[Charts and diagrams as code]
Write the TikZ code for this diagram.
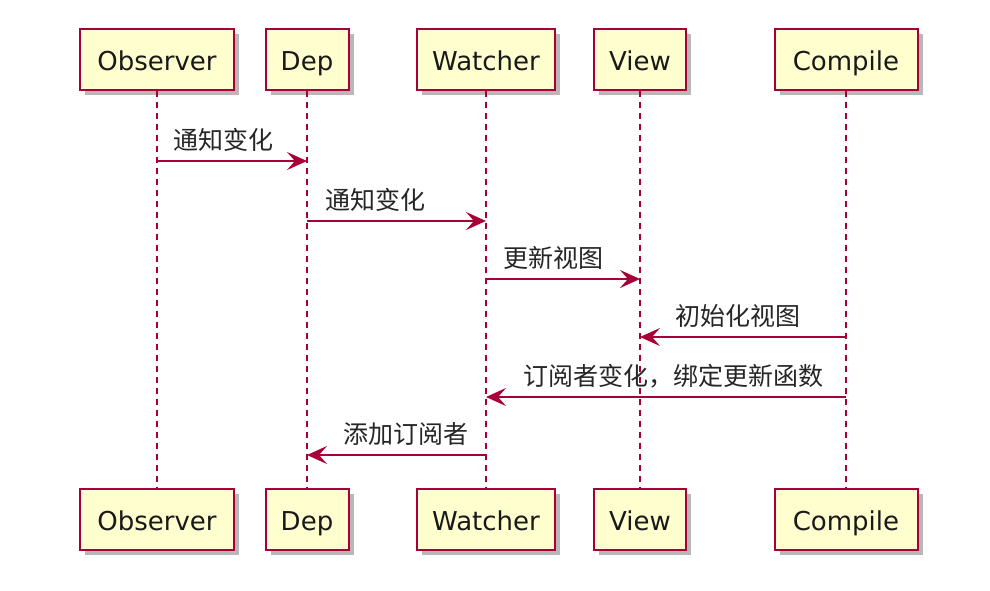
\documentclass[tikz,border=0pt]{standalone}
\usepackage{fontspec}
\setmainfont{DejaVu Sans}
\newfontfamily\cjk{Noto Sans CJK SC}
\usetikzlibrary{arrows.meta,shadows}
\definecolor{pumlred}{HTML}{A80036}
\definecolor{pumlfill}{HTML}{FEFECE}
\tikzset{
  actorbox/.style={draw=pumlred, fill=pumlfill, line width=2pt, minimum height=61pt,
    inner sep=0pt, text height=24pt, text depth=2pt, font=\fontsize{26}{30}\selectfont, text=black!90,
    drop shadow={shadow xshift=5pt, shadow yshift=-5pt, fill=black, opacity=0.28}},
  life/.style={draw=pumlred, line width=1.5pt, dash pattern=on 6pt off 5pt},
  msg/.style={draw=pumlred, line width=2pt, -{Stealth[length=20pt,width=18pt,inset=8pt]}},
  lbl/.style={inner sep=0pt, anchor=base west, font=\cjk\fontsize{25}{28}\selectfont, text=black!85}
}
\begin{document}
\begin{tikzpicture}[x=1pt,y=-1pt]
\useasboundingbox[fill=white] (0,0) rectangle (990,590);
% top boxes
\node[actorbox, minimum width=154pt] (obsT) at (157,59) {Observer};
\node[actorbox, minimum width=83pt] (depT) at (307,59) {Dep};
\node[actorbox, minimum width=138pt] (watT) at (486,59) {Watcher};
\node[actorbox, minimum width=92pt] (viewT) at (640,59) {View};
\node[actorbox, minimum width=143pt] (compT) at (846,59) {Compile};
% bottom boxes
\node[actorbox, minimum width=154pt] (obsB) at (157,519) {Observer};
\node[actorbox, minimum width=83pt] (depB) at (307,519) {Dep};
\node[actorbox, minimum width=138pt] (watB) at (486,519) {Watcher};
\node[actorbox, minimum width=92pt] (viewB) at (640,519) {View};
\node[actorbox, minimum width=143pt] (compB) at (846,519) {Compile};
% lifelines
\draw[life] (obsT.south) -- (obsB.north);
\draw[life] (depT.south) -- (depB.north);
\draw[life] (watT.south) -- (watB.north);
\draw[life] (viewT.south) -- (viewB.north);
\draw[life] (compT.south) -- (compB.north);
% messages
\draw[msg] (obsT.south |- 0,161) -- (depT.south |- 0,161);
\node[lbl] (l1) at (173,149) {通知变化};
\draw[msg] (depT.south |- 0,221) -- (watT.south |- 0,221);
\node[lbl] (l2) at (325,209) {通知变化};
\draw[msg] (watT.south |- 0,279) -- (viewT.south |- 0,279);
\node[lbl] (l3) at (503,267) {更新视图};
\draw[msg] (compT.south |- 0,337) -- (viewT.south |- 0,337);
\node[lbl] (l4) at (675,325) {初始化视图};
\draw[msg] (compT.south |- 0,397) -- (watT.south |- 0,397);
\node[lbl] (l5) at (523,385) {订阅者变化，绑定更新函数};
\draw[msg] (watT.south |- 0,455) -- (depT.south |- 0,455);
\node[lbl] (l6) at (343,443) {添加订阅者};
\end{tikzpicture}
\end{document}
* * *
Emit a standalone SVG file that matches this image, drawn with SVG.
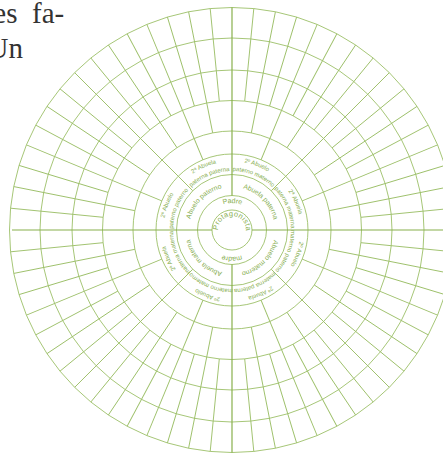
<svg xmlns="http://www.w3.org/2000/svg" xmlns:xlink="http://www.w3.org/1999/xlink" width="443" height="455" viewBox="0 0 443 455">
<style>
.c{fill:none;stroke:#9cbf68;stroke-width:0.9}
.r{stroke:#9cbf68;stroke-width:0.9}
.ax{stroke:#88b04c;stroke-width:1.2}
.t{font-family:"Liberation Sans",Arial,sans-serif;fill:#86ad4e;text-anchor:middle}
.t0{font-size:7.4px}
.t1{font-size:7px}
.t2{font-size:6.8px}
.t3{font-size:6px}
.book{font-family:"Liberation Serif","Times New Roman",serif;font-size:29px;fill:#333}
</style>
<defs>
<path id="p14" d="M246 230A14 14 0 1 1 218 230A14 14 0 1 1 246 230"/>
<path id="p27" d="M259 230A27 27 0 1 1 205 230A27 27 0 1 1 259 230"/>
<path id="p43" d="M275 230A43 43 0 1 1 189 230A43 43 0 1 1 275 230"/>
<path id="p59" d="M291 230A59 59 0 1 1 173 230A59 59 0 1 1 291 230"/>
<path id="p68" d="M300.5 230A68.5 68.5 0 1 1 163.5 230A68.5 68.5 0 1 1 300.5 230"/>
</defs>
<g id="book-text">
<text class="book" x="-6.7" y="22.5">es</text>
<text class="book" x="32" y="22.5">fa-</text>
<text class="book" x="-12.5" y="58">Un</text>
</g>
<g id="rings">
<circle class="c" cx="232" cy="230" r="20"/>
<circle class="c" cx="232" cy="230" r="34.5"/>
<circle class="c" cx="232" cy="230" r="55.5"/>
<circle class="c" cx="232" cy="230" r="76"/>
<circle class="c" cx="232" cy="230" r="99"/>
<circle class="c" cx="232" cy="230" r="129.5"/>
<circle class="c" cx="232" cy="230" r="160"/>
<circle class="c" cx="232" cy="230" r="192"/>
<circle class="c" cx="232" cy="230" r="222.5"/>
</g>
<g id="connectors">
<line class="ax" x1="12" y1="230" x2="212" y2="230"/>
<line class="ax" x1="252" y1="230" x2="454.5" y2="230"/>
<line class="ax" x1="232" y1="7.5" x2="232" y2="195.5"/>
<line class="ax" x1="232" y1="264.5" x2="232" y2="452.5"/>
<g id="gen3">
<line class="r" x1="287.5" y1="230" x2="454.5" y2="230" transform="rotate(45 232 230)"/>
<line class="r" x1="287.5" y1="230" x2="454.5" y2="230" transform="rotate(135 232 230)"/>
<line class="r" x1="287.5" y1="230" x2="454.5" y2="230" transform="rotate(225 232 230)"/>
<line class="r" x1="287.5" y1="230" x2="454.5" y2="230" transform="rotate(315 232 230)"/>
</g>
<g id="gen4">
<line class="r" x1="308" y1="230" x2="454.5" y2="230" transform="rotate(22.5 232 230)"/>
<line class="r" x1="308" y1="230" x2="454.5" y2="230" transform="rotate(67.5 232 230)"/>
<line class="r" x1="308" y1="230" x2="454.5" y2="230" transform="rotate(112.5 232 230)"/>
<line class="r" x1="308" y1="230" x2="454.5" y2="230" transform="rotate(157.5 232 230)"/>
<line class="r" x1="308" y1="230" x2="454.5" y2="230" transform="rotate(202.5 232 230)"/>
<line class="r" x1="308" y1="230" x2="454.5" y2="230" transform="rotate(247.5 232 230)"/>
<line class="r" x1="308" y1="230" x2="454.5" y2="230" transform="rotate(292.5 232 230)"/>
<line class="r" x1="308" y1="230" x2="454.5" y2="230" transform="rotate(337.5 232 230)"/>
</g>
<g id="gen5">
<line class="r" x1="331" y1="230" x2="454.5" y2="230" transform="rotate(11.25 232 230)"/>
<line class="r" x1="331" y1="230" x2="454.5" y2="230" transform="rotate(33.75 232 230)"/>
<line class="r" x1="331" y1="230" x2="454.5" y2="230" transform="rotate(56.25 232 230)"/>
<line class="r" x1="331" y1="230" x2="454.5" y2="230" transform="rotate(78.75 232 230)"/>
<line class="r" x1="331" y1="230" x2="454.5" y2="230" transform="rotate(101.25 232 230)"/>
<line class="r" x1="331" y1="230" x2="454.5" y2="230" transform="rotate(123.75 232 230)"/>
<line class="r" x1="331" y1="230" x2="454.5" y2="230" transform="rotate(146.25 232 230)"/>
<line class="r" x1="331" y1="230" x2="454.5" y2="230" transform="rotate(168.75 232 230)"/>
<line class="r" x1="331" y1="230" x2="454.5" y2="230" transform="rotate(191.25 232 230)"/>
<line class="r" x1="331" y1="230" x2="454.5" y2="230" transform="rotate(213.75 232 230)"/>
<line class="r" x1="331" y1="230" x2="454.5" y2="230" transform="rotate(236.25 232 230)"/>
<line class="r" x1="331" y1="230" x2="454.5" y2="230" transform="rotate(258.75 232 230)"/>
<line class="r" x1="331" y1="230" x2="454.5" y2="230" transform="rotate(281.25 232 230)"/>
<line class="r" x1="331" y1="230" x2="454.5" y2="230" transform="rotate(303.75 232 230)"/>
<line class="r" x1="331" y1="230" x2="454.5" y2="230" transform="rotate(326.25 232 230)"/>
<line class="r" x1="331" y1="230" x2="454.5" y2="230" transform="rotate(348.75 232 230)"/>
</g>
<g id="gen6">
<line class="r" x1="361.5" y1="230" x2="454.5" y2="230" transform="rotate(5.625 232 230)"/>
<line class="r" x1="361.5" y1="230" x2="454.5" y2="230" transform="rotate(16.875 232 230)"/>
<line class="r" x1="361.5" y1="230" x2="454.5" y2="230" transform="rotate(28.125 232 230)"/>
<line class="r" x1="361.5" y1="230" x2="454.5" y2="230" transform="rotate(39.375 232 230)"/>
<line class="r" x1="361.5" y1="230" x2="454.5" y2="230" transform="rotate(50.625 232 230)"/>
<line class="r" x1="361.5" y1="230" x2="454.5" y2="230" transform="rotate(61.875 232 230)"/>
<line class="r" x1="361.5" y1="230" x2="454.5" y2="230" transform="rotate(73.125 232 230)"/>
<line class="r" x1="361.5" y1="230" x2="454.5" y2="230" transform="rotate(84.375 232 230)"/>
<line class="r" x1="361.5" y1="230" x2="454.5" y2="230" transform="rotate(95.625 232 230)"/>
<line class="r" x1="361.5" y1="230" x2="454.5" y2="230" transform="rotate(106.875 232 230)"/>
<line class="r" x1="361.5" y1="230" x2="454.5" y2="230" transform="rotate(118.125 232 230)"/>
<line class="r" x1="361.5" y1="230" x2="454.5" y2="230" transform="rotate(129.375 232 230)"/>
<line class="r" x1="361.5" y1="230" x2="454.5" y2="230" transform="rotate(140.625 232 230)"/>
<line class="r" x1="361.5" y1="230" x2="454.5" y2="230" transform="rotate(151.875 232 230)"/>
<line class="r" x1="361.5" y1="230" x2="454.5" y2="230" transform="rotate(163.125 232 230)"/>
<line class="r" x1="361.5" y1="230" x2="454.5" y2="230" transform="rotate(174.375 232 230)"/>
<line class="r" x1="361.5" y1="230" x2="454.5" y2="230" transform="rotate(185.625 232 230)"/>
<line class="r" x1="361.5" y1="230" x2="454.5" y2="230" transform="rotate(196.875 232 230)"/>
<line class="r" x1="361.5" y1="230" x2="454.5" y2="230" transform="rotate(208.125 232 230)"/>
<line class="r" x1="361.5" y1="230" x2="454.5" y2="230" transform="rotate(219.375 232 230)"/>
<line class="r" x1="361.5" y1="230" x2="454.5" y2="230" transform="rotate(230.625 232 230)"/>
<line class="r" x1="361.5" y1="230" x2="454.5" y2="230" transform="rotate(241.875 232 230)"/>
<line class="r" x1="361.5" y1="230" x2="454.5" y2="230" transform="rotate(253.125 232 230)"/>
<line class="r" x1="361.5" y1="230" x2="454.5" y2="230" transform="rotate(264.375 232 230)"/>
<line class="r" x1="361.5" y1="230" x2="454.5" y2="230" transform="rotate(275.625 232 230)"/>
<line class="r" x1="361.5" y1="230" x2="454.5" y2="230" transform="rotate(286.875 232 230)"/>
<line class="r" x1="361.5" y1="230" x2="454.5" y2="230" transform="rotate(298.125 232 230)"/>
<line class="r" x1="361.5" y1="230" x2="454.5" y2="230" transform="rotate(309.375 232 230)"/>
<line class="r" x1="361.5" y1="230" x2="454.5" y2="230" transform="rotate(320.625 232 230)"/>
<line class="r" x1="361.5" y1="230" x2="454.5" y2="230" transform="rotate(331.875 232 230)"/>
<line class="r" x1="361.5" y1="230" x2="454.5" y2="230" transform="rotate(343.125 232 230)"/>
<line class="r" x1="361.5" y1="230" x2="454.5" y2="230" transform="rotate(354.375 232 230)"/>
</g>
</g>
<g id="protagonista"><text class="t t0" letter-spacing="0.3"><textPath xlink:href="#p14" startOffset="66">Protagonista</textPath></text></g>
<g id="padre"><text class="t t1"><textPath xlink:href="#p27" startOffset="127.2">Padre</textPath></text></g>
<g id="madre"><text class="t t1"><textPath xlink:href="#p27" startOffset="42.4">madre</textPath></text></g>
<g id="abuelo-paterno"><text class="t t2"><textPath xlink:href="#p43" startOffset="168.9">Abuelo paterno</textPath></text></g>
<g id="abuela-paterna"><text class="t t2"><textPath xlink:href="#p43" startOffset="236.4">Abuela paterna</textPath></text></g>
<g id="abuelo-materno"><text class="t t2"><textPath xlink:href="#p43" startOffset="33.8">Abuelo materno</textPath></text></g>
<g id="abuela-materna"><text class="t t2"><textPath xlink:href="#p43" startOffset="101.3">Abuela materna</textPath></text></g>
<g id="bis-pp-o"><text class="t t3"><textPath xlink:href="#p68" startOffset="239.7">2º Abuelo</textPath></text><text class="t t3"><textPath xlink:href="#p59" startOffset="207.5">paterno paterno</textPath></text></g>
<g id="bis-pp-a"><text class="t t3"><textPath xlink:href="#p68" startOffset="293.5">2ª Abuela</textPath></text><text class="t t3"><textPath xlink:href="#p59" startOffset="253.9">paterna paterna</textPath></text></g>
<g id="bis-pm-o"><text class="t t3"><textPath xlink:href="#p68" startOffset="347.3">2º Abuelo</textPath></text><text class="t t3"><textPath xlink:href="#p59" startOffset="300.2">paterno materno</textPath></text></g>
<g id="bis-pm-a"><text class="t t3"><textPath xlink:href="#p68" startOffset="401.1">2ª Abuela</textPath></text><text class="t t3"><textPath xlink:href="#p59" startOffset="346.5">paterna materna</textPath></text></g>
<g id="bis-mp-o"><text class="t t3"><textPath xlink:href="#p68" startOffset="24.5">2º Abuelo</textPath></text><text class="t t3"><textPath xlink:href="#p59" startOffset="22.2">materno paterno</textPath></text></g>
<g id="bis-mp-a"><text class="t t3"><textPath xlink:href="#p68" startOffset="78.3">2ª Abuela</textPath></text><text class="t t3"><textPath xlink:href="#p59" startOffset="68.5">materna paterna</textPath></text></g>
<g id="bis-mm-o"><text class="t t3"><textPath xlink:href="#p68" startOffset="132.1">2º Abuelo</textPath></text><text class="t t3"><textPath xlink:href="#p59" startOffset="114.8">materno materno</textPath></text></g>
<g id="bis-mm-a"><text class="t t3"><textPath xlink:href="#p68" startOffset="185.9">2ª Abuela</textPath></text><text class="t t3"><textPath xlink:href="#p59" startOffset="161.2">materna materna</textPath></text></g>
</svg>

**WHAT IS REQUIRED:**
Find every line holding the word "this"; give their count and nothing else.

**TASK SOLUTION:**
2